Distinguish application PyObject with VM PyObject?

Hi, I’m wondering if there’s a way to distinguish between Python application-created PyObjects and interpreter-created (or VM) PyObjects? I am doing some system-related work and only want those application objects’ references. My initial thought is there isn’t, given the following example:

The PyList_New(Py_ssize_t size) API is called when you create a list object in Python program (application obj):

>>> list_obj = []

But it’s also being called to create a lot of internal VM objects such as GCState->garbage here when initializing the interpreter. In other words, the garbage collection modules tracks itself. But it makes sure it’s not been freed until Python finishes execution.

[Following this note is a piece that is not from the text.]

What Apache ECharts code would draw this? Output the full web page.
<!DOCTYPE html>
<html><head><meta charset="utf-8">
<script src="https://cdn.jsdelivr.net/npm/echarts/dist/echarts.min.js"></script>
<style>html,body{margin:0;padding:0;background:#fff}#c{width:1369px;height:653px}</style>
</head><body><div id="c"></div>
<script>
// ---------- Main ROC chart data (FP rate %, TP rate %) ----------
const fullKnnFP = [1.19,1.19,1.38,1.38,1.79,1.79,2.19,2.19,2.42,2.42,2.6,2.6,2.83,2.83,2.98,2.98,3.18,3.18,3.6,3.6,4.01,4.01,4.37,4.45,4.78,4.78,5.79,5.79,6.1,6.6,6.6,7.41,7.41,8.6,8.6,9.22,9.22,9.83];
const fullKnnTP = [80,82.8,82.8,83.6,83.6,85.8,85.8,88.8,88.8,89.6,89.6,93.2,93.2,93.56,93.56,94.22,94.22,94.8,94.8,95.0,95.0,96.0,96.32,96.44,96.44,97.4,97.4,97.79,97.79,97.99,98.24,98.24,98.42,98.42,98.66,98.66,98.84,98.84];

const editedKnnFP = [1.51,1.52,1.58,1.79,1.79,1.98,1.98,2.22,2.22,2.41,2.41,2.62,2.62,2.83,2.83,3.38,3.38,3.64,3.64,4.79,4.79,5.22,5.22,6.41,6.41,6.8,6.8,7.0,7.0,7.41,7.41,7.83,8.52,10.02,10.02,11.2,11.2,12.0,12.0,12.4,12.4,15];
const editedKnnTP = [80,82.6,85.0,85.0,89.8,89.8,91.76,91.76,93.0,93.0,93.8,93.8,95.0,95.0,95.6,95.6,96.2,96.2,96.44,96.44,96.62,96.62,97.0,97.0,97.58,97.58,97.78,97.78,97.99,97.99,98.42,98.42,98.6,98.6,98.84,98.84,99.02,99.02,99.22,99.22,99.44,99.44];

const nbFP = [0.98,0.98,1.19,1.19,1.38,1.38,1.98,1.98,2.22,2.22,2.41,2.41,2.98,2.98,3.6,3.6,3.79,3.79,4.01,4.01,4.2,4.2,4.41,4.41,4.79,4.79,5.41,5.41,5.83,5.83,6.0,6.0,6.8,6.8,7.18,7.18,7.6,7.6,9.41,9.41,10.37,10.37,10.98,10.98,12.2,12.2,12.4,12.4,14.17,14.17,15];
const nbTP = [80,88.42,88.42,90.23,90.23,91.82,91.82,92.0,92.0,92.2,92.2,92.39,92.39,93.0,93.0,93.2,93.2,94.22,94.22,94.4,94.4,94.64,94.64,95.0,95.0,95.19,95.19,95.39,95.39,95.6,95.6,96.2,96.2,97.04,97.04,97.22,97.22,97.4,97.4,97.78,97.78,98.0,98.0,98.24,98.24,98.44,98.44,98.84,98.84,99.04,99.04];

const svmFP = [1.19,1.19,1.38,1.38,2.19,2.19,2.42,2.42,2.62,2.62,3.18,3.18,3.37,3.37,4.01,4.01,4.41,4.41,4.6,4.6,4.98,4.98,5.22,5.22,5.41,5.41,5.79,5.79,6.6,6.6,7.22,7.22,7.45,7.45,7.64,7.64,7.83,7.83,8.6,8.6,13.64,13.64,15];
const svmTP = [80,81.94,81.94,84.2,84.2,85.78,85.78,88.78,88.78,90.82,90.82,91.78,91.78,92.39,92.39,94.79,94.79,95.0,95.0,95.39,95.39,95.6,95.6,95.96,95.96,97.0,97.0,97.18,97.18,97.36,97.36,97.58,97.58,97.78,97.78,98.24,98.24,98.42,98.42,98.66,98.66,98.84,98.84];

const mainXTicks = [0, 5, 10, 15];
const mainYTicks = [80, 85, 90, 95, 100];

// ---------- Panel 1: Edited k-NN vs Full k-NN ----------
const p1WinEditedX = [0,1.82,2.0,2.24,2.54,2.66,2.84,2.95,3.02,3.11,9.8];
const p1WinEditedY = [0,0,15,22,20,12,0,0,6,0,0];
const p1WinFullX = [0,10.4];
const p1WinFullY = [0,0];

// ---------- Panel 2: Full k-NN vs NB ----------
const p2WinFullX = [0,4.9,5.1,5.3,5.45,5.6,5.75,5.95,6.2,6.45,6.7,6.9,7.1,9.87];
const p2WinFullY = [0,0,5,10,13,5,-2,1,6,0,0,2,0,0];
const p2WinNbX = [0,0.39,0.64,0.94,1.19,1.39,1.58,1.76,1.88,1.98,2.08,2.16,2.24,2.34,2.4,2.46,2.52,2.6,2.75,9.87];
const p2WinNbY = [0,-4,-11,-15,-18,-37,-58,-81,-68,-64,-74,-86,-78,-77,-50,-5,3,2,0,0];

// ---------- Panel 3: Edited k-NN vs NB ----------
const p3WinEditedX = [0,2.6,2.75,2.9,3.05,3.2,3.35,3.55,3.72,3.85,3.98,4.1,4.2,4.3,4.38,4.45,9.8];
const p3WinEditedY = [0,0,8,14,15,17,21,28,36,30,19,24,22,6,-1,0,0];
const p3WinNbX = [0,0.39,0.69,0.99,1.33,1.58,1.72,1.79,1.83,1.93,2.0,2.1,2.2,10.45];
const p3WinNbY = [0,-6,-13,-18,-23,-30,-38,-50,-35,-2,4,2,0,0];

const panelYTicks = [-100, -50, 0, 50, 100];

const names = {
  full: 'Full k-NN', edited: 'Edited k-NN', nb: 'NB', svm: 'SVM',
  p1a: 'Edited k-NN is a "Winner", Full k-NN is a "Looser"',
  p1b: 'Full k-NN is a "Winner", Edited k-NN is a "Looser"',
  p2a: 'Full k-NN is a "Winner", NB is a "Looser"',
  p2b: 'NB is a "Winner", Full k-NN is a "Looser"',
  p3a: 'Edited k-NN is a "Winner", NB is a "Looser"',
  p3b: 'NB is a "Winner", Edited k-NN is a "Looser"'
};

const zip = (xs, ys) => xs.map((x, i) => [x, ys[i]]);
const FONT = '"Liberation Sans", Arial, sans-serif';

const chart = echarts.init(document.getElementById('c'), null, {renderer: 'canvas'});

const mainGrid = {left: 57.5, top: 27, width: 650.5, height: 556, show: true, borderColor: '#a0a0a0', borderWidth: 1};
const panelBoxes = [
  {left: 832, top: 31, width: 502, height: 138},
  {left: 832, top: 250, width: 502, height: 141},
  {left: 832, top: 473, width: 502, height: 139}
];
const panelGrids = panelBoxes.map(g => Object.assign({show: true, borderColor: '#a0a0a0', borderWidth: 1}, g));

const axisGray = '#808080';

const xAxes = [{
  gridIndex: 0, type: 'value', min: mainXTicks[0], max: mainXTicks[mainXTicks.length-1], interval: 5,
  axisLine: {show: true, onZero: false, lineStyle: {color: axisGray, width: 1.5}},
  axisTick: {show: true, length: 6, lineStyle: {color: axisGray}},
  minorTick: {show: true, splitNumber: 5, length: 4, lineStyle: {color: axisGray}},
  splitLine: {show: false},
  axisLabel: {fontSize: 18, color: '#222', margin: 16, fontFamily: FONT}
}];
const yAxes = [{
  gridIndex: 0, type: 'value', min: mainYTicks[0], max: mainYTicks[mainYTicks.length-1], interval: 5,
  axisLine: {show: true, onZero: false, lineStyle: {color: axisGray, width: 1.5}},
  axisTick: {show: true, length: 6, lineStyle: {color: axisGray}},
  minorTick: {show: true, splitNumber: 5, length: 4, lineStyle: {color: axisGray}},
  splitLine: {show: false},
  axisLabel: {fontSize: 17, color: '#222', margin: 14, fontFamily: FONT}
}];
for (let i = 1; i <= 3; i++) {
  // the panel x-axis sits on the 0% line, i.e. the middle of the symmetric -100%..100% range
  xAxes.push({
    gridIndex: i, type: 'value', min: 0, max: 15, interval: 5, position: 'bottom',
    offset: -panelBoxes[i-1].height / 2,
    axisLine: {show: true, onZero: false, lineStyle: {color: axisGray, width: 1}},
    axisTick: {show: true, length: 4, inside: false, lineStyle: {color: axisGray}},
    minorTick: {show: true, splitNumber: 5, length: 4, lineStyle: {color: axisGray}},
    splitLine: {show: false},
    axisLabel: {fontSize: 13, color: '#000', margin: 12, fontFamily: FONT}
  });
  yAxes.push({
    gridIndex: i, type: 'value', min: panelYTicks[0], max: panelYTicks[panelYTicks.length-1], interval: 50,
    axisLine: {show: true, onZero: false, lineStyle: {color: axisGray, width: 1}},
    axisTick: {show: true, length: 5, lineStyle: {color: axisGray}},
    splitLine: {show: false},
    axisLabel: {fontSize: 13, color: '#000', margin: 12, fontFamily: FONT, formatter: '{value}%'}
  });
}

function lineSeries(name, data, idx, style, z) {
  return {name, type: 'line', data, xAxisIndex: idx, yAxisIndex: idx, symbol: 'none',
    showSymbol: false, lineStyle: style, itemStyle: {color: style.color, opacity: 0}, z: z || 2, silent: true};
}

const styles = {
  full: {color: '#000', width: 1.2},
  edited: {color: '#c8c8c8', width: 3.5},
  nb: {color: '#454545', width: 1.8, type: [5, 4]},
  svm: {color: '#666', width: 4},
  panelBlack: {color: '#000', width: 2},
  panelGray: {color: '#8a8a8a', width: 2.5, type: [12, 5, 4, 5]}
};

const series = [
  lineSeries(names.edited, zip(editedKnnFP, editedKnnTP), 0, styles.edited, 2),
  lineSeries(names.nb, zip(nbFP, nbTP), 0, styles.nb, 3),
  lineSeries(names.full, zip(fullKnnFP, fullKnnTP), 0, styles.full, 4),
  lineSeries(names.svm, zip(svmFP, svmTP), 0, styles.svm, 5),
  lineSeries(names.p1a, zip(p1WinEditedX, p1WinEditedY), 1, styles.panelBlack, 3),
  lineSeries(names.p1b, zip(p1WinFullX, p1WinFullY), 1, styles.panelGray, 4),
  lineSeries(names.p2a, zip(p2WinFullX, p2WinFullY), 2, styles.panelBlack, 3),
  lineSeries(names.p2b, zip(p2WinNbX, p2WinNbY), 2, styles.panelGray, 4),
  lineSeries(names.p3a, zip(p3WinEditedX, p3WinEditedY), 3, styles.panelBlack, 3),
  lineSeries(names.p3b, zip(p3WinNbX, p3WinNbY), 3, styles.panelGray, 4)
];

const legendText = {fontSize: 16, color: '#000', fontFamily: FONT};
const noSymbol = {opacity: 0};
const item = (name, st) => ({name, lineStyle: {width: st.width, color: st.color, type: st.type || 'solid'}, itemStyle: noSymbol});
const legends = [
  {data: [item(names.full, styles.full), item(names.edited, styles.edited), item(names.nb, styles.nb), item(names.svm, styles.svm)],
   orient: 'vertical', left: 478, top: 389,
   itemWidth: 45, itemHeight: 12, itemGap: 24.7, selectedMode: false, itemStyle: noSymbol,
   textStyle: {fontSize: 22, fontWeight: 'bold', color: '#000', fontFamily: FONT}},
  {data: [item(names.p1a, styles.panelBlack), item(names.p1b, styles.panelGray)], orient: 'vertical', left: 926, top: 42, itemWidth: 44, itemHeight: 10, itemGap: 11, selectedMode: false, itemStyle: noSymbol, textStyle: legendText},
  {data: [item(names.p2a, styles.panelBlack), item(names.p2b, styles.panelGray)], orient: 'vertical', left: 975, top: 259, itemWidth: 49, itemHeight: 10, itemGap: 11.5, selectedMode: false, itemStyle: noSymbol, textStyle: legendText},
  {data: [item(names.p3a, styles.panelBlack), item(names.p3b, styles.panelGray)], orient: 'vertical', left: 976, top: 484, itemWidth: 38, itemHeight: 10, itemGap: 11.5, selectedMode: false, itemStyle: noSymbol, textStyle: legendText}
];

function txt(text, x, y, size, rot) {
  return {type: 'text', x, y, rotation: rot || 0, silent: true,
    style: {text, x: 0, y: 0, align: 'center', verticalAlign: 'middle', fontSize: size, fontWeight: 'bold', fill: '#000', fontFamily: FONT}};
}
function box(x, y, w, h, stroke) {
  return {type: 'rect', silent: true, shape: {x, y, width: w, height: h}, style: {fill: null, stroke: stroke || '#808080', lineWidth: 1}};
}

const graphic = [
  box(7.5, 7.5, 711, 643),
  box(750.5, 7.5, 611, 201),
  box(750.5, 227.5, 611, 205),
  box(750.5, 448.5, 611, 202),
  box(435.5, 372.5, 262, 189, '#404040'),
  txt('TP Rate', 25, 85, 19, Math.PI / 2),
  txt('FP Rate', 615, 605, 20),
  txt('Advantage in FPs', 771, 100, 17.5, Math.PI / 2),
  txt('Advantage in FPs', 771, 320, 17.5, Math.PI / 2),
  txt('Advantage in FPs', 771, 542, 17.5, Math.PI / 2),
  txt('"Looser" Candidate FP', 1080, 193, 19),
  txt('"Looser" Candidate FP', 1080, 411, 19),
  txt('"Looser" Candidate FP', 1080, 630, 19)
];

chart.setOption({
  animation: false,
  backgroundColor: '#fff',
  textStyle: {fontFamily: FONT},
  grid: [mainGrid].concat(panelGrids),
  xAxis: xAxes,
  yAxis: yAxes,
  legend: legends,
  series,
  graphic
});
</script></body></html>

Given this, either reference to PyList_New() doesn’t distinguish whether the object’s “affiliation” is. And under the hood, the memory management module always assign the first free_block to the request PyObject during an allocation.

Thus, I would like to ask if there’s really no such way to distinguish application objs and VM objs, either physically (I doubt) or logically?

Your initial thought is right. I don’t think there is any clear boundary between “application” and “VM” objects.

What are you doing to gather all the object references you want? If there’s a specific API you are using then you could use that API right after runtime initialization has finished, right before any of your app code starts running. Then you subtract that collection from what you gather later. Of course, that only helps if you want to ignore just objects created during runtime init.

I want to obtain all application objects then do some filtering do identify those are frequently accessed. Thus, I want to pre-filter out those “VM” objects (which I shouldn’t touch). What you suggested does make sense. Regarding those VM objects created after interpreter initialization, do you think there are a lot of them? Or should I say, depends on application (e.g., PyThreadState objects).

While it doesn’t directly answer to your question, the tracemalloc API has an optional “domain” argument. It’s possible to categorize memory allocations in “domains”. For example, separate memory blocks allocated in a GPU.

Python 3.13 has a new optional mimalloc allocator and PEP 703 rely on that to “filter objects”. mimalloc makes it possible to list Python objects, whereas tracemalloc doesn’t allow that “directly”.